わたしははなうりのねえさんたちのちりょうはたくさんやったから、はなしはたくさんきいていてくわしいのよ!」
と、お嬢様はどこか得意そうに言った。
「だからお嬢様ってちょっと耳年増なところがあるんですね……」
とトラーチェさんが、げんなりしたように口を挟む。
「あの、耳年増ってなんですか?」
アリシアは知らない言葉が聞こえてきたので質問してみたけれど、皆は顔を見合わせて黙ってしまった。
やがて豚鬼族のアイシャさんが
「そうね、実際に体験したことはないけど、色々と話だけは聞いていて知ってるって意味かしらね。
でもあんまり良い意味の言葉じゃないからよそで言っちゃだめよ」
と説明してくれる。
そうなんだ、と納得したけど、まだ何かを隠されているような気がしないでもない。
「寄子になっていただいたら良いんじゃないですかね。
あの人って見た限りではお嬢様がすごい好きでしょう。
そしたらお嬢様の寄子のわたしたちにも変なことはたぶんしませんよ」
と馬人族のウィッカさんが言うと
「誰を入れたとしても危険はあるものですよ。
できるかぎり気を付けて、でも踏み込まなきゃ人は増やせません……って商家をやっている親戚のおじさんが言ってました。
こっそりお店のお金を盗んだり、雇ってる若い女の子たちに粉をかけたりとか、そういう困った人もたまにはいるけど、でもそういうのがあっても、だんだん年取って引退したりとか、辞めたりとかもあるから、人は少しずつ入れていかないと最終的には困るんだそうです」
そんなふうにトラーチェさんも言葉を加えた。
というか粉をかけるってなんだろう? 粉ってなんの粉なんだ。
「うーん、じゃあおじいさんによりこになってもらいましょう」
お嬢様がそう言ったので話がそれで決まる。
「じゃあ見届け人が必要ですね。どなたにお願いしましょうか」
とトラーチェさんが聞くと
「うーん……たいちょうさんのロッテとかしんりょうぶのローラとかゆそうのテニオさんとか?」
「お嬢様のお知り合いとなると、そのあたりですよね。
分かりました。そのへんはまた後で調整するとして、私は今からセックヘンデ様のところに伺って、クリーガさんがセックヘンデ様のところをお辞めになるという話が、ちゃんとできているのかを念のため確かめてきます。
了解なく引き抜いたというようなことになってしまうと、また面倒ですからね」
トラーチェさんはそう言い置くと、馬人族のウィッカさんに馬車を出してもらって、あとコロネさんをお供にして、出かけていってしまった。

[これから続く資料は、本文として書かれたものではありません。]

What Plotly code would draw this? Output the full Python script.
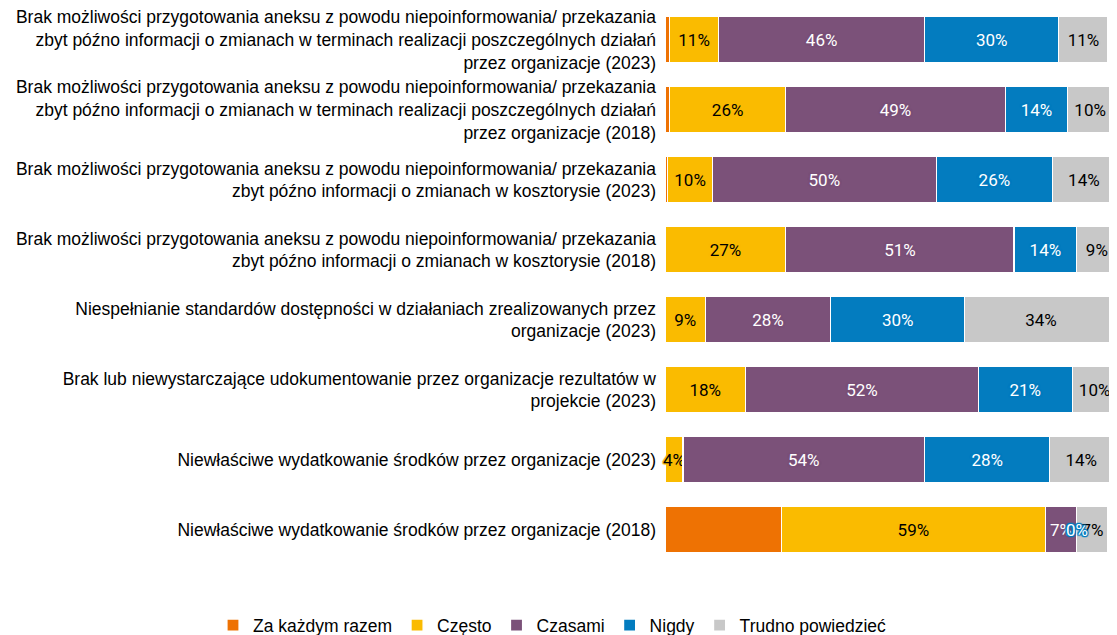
import plotly.graph_objects as go

categories = [
    "Brak możliwości przygotowania aneksu z powodu niepoinformowania/ przekazania<br>zbyt późno informacji o zmianach w terminach realizacji poszczególnych działań<br>przez organizacje (2023)",
    "Brak możliwości przygotowania aneksu z powodu niepoinformowania/ przekazania<br>zbyt późno informacji o zmianach w terminach realizacji poszczególnych działań<br>przez organizacje (2018)",
    "Brak możliwości przygotowania aneksu z powodu niepoinformowania/ przekazania<br>zbyt późno informacji o zmianach w kosztorysie (2023)",
    "Brak możliwości przygotowania aneksu z powodu niepoinformowania/ przekazania<br>zbyt późno informacji o zmianach w kosztorysie (2018)",
    "Niespełnianie standardów dostępności w działaniach zrealizowanych przez<br>organizacje (2023)",
    "Brak lub niewystarczające udokumentowanie przez organizacje rezultatów w<br>projekcie (2023)",
    "Niewłaściwe wydatkowanie środków przez organizacje (2023)",
    "Niewłaściwe wydatkowanie środków przez organizacje (2018)",
]

za_kazdym_razem = [1, 1, 0.6, 0, 0, 0, 0, 26]
czesto = [11, 26, 10, 27, 9, 18, 4, 59]
czasami = [46, 49, 50, 51, 28, 52, 54, 7]
nigdy = [30, 14, 26, 14, 30, 21, 28, 0]
trudno = [11, 10, 14, 9, 34, 10, 14, 7]

series = [
    ("Za każdym razem", za_kazdym_razem, "#EE7203", "white", False),
    ("Często", czesto, "#FABB00", "black", True),
    ("Czasami", czasami, "#7B5179", "white", True),
    ("Nigdy", nigdy, "#037CBF", "white", True),
    ("Trudno powiedzieć", trudno, "#C8C8C8", "black", True),
]


def halo_for(color):
    return ", ".join(f"{dx}px {dy}px 1px {color}" for dx, dy in
                     [(1, 0), (-1, 0), (0, 1), (0, -1), (1, 1), (-1, -1), (1, -1), (-1, 1)])


fig = go.Figure()
cum = [0.0] * len(categories)
for name, vals, color, tcolor, show_text in series:
    fig.add_trace(go.Bar(
        name=name,
        y=categories,
        x=vals,
        orientation="h",
        marker=dict(color=color, line=dict(color="white", width=1.2)),
        text=[f"{v:.0f}%" for v in vals] if show_text else None,
        textposition="inside" if show_text else "none",
        insidetextanchor="middle",
        textangle=0,
        textfont=dict(family="Roboto", size=17, color=tcolor, shadow=halo_for(color)),
        cliponaxis=False,
        hoverinfo="x+name",
    ))
    # zero-valued segments still carry a visible "0%" label in the original
    if show_text:
        for i, v in enumerate(vals):
            if v == 0:
                fig.add_annotation(
                    x=cum[i], y=categories[i], xref="x", yref="y",
                    text="0%", showarrow=False, xanchor="center",
                    font=dict(family="Roboto", size=17, color=tcolor, shadow=halo_for(color)),
                )
    cum = [c + v for c, v in zip(cum, vals)]

fig.update_layout(
    barmode="stack",
    bargap=0.34,
    width=1109,
    height=627,
    margin=dict(l=657, r=0, t=0, b=67, autoexpand=False),
    plot_bgcolor="white",
    paper_bgcolor="white",
    uniformtext=dict(minsize=17, mode="show"),
    xaxis=dict(range=[0, 101], visible=False, fixedrange=True, automargin=False),
    yaxis=dict(
        range=[7.543, -0.457],
        tickfont=dict(family="Liberation Sans", size=17.5, color="black"),
        showgrid=False,
        ticks="",
        ticklabelstandoff=8,
        fixedrange=True,
        automargin=False,
    ),
    legend=dict(
        orientation="h",
        xref="paper",
        x=-1.0,
        xanchor="left",
        yref="paper",
        y=-0.07,
        yanchor="top",
        font=dict(family="Liberation Sans", size=17.5, color="black"),
        traceorder="normal",
    ),
    font=dict(family="Liberation Sans"),
)

fig.write_html("out.html")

なるほど、そういうのも気を付けなきゃならないのか、とアリシアは感心する。
◆
そうしてトラーチェさんが、しばらくしてから屋敷に帰ってきて
「セックヘンデ様にうまくお会いできましたので、クリーガ様がお嬢様の寄子になりたいと希望しておられる件をお聞きしましたら、きちんと話が通っておりました。
セックヘンデ様より、クリーガ殿をよろしく頼みますとお嬢様宛てに言付かってまいりました」
と居間に集合した皆の前で、お嬢様に報告する。
これでクリーガさんがお嬢様の寄子になる話が本決まりになったということらしい。
誰かを寄子にするだけでも色々と面倒なようで、トラーチェさんがいてくれてよかったなあ、とアリシアはしみじみとそう思ったのだった。